* BEGIN Dataset content *

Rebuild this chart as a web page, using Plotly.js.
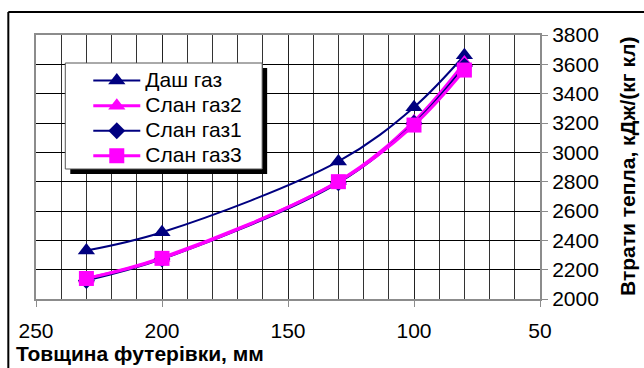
<!DOCTYPE html>
<html>
<head>
<meta charset="utf-8">
<script src="https://cdn.plot.ly/plotly-3.0.1.min.js"></script>
<style>
  html, body { margin: 0; padding: 0; background: #fff; }
  #chart { width: 644px; height: 368px; }
</style>
</head>
<body>
<div id="chart"></div>
<script>
// Lining thickness, mm
const thickness = [230, 200, 130, 100, 80];

// Heat losses, kJ/(kg clinker)
const dashGas   = [2330, 2455, 2938, 3308, 3662];
const slanGas2  = [2140, 2282, 2802, 3212, 3612];
const slanGas1  = [2126, 2272, 2792, 3198, 3588];
const slanGas3  = [2140, 2277, 2800, 3186, 3561];

const seriesNames = ['Даш газ', 'Слан газ2', 'Слан газ1', 'Слан газ3'];

const xTitle = 'Товщина футерівки, мм';
const yTitle = 'Втрати тепла, кДж/(кг кл)';

const NAVY = '#000080';
const MAGENTA = '#FF00FF';
const FONT = 'Arial, "Liberation Sans", sans-serif';

// legend rows are kept compact: the row pitch follows legend.font.size,
// the entry text itself is drawn larger
const legendLabel = s => '<span style="font-size:21px">' + s + '</span>';

function series(name, y, color, width, symbol, size) {
  return {
    type: 'scatter', mode: 'lines+markers', name: legendLabel(name),
    x: thickness, y: y,
    line: { color: color, width: width, shape: 'spline', smoothing: 1 },
    marker: { color: color, symbol: symbol, size: size, line: { width: 0 } },
    cliponaxis: false
  };
}

const data = [
  series(seriesNames[0], dashGas, NAVY, 2, 'triangle-up', 15),
  series(seriesNames[1], slanGas2, MAGENTA, 3, 'triangle-up', 15),
  series(seriesNames[2], slanGas1, NAVY, 2, 'diamond', 13),
  series(seriesNames[3], slanGas3, MAGENTA, 3, 'square', 15)
];

// plot area in pixels: x 35.7..540, y 35..299
const PL = 35.7, PR = 540, PT = 35, PB = 299;
const px = v => (v - PL) / (PR - PL);
const py = v => (PB - v) / (PB - PT);

// legend frame in pixels
const LG = { l: 65, t: 63, r: 262, b: 169, shadow: 5 };

const layout = {
  width: 644, height: 368,
  margin: { l: PL, r: 644 - PR, t: PT, b: 368 - PB, pad: 0 },
  paper_bgcolor: '#ffffff',
  plot_bgcolor: '#ffffff',
  showlegend: true,
  font: { family: FONT, color: '#000', size: 20 },
  xaxis: {
    range: [250, 50], dtick: 50, tick0: 50,
    showgrid: true, gridcolor: '#222', gridwidth: 1,
    minor: { dtick: 10, showgrid: true, gridcolor: '#333', gridwidth: 1 },
    showline: true, linecolor: '#8c8c8c', linewidth: 2, mirror: true,
    ticks: 'outside', ticklen: 6, tickcolor: '#8c8c8c', tickwidth: 1,
    ticklabelstandoff: 6,
    tickfont: { family: FONT, size: 21, color: '#000' },
    zeroline: false, fixedrange: true
  },
  yaxis: {
    range: [2000, 3800], dtick: 200, side: 'right',
    showgrid: true, gridcolor: '#000', gridwidth: 1,
    showline: true, linecolor: '#8c8c8c', linewidth: 2, mirror: true,
    ticks: 'outside', ticklen: 6, tickcolor: '#8c8c8c', tickwidth: 1,
    tickfont: { family: FONT, size: 21, color: '#000' },
    zeroline: false, fixedrange: true
  },
  legend: {
    x: px(LG.l), y: py(LG.t), xanchor: 'left', yanchor: 'top',
    bgcolor: 'rgba(0,0,0,0)', borderwidth: 0,
    font: { family: FONT, size: 17, color: '#000' },
    tracegroupgap: 0, itemwidth: 47, indentation: 23
  },
  annotations: [
    {
      text: xTitle, xref: 'paper', yref: 'paper',
      x: px(14), y: py(353), xanchor: 'left', yanchor: 'middle',
      showarrow: false, font: { family: FONT, size: 21, color: '#000', weight: 'bold' }
    },
    {
      text: yTitle, xref: 'paper', yref: 'paper', textangle: -90,
      x: px(627), y: py(166), xanchor: 'center', yanchor: 'middle',
      showarrow: false, font: { family: FONT, size: 21, color: '#000', weight: 'bold' }
    }
  ],
  shapes: [
    // legend drop shadow
    { type: 'rect', xref: 'paper', yref: 'paper', layer: 'above',
      x0: px(LG.l + LG.shadow), x1: px(LG.r + LG.shadow),
      y0: py(LG.b + LG.shadow), y1: py(LG.t + LG.shadow),
      fillcolor: '#000', line: { width: 0 } },
    // legend box
    { type: 'rect', xref: 'paper', yref: 'paper', layer: 'above',
      x0: px(LG.l), x1: px(LG.r), y0: py(LG.b), y1: py(LG.t),
      fillcolor: '#fff', line: { color: '#555', width: 1 } },
    // outer chart frame (top and left edges)
    { type: 'line', xref: 'paper', yref: 'paper', layer: 'above',
      x0: px(8), x1: px(660), y0: py(12), y1: py(12),
      line: { color: '#000', width: 2 } },
    { type: 'line', xref: 'paper', yref: 'paper', layer: 'above',
      x0: px(8), x1: px(8), y0: py(12), y1: py(380),
      line: { color: '#000', width: 2 } }
  ]
};

Plotly.newPlot('chart', data, layout, { staticPlot: true, displayModeBar: false });
</script>
</body>
</html>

* END Dataset content *

> **Your objective**:
Please take the lines from the beginning of the data above through the line holding "const thickness = [230, 200, 130, 100, 80];" and transcribe them exactly, without any pictures.

> **Output below**:
Rebuild this chart as a web page, using Plotly.js.
<!DOCTYPE html>
<html>
<head>
<meta charset="utf-8">
<script src="https://cdn.plot.ly/plotly-3.0.1.min.js"></script>
<style>
  html, body { margin: 0; padding: 0; background: #fff; }
  #chart { width: 644px; height: 368px; }
</style>
</head>
<body>
<div id="chart"></div>
<script>
// Lining thickness, mm
const thickness = [230, 200, 130, 100, 80];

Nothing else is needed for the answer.